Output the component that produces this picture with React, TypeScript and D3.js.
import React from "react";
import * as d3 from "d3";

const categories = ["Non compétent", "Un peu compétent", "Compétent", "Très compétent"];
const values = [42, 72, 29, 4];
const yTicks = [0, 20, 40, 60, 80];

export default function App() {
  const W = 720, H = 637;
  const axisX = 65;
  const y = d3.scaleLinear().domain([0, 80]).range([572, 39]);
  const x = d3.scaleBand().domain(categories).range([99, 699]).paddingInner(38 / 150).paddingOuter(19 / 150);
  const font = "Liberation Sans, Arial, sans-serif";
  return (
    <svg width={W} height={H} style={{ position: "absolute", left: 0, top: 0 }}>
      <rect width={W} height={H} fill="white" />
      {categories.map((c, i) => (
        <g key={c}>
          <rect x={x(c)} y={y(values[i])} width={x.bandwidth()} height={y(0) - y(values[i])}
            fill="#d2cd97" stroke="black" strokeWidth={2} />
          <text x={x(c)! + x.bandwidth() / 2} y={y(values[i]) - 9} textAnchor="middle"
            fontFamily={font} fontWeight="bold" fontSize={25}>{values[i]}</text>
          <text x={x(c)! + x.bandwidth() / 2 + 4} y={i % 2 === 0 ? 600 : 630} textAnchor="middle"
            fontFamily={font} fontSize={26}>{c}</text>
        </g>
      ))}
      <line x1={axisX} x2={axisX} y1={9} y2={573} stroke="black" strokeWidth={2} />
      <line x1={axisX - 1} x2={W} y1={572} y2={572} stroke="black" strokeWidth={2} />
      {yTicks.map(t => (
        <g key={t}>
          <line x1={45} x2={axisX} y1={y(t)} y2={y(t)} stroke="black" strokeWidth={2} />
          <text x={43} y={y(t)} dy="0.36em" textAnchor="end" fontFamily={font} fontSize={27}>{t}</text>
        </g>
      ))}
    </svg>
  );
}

================================

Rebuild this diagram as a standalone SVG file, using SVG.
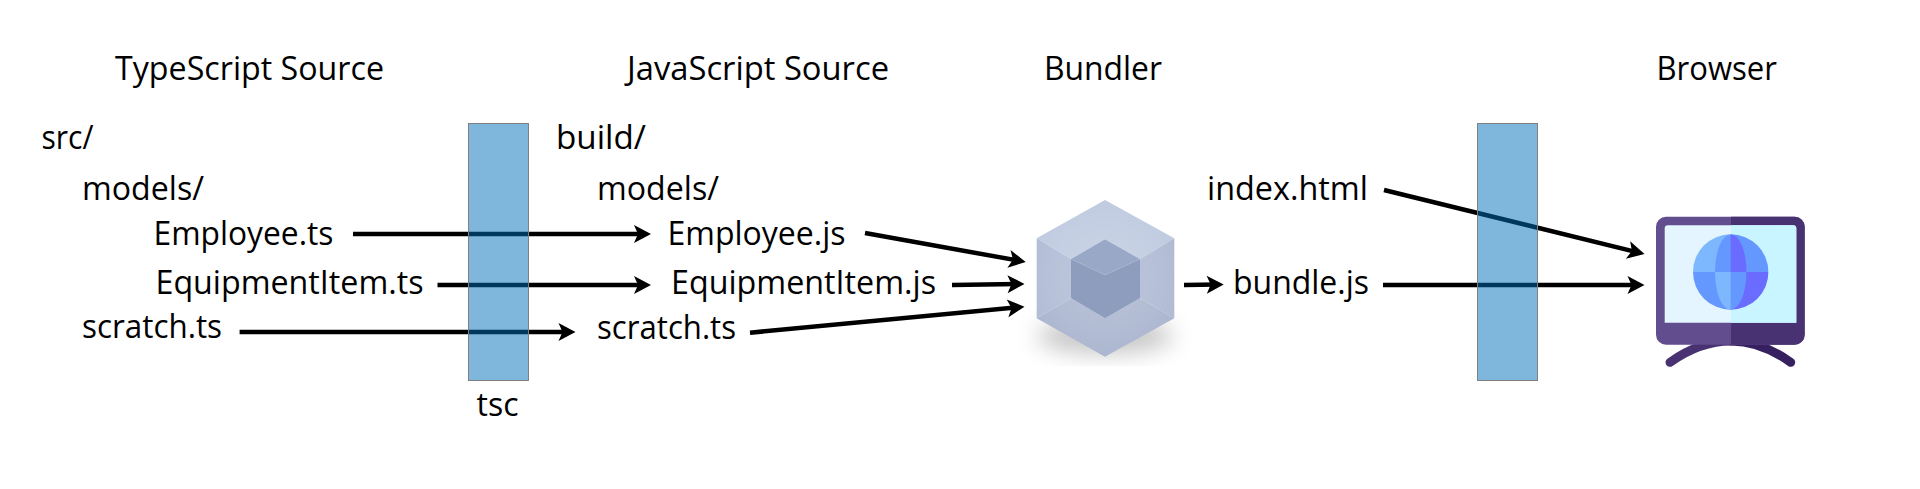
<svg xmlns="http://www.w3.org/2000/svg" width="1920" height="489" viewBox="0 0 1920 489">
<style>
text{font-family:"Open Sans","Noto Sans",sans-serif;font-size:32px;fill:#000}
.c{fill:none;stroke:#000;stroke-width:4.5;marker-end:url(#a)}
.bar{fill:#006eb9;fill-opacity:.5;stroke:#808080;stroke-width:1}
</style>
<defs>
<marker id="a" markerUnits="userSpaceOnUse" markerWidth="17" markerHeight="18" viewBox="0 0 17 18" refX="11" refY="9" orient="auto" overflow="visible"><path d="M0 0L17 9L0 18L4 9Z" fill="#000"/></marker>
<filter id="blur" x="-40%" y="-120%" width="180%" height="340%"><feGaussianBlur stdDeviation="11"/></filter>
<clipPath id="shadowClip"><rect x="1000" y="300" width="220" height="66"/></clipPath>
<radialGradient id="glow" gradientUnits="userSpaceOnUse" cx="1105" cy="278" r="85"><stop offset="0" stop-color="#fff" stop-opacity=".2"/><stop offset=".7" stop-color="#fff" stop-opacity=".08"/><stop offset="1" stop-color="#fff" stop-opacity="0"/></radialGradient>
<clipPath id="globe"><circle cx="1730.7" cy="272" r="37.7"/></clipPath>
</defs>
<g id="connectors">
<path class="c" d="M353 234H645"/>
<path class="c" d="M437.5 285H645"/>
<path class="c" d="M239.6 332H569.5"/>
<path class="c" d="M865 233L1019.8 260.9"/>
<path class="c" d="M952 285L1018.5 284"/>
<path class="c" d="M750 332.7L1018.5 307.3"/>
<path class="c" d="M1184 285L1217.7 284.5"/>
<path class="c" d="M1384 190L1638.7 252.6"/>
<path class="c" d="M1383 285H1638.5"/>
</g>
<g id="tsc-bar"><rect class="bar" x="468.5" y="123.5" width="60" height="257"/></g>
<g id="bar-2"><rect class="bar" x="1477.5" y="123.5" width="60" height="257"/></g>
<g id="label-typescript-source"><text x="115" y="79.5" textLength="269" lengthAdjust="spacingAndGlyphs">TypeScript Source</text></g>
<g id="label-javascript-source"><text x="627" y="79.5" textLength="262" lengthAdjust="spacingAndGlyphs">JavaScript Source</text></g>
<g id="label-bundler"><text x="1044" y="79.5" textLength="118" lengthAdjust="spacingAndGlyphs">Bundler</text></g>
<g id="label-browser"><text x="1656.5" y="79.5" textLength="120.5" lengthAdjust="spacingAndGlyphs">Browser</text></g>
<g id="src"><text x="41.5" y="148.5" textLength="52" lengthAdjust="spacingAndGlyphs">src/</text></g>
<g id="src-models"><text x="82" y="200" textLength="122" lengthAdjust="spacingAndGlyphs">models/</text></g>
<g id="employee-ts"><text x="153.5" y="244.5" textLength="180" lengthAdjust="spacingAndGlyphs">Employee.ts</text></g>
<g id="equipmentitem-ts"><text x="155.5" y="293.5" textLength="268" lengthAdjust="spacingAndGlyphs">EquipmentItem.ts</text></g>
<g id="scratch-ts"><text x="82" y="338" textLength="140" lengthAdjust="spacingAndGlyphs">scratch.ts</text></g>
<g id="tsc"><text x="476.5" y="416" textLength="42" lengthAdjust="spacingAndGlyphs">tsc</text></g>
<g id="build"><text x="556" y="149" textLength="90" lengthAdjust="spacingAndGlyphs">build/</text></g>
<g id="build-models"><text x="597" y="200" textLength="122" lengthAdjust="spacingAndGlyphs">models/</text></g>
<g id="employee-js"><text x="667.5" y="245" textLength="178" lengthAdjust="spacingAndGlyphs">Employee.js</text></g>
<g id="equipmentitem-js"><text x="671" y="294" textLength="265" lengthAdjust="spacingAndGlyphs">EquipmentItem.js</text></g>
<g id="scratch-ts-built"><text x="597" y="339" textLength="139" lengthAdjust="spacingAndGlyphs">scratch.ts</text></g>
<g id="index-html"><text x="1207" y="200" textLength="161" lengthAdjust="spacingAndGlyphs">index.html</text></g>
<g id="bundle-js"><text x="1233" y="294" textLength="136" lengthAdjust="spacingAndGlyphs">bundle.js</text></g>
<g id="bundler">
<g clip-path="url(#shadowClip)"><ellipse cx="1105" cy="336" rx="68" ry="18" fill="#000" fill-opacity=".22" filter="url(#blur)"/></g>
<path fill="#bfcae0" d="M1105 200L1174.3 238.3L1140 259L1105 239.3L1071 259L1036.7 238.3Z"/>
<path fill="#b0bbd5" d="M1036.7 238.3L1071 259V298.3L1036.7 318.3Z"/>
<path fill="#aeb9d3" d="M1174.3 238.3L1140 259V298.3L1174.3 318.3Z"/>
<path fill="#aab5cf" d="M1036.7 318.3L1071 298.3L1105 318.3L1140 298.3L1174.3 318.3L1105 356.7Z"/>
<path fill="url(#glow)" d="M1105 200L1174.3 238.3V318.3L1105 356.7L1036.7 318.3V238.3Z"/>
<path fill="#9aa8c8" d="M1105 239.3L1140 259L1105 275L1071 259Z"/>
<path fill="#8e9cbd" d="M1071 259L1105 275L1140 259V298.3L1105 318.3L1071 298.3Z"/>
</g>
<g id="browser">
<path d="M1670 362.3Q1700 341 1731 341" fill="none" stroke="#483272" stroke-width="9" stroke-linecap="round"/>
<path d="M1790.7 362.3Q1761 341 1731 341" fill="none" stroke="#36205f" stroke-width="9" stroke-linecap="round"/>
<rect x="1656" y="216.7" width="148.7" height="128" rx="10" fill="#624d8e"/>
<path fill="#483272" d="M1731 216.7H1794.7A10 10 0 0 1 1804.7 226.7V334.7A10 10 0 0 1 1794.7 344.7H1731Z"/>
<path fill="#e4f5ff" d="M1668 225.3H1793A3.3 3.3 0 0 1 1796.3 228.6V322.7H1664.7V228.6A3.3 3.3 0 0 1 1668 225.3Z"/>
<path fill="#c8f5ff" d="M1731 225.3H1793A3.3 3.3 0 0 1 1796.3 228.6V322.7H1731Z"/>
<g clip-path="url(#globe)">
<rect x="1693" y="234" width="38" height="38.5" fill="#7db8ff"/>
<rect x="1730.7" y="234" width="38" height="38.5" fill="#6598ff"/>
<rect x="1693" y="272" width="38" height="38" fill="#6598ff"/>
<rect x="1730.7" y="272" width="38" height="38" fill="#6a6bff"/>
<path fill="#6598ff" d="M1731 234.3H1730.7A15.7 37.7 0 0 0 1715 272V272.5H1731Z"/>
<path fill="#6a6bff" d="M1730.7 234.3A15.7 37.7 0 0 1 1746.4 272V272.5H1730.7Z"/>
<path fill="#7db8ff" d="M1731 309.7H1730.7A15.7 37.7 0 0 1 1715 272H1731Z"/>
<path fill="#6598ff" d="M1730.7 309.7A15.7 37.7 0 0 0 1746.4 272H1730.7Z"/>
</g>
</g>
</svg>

================================

**PROBLEM REQUIREMENTS**: Filter the data, keeping only the lines that contain "TypeScript".

**RESPONSE**:
Output the component that produces this picture with React, TypeScript and D3.js.
<g id="label-typescript-source"><text x="115" y="79.5" textLength="269" lengthAdjust="spacingAndGlyphs">TypeScript Source</text></g>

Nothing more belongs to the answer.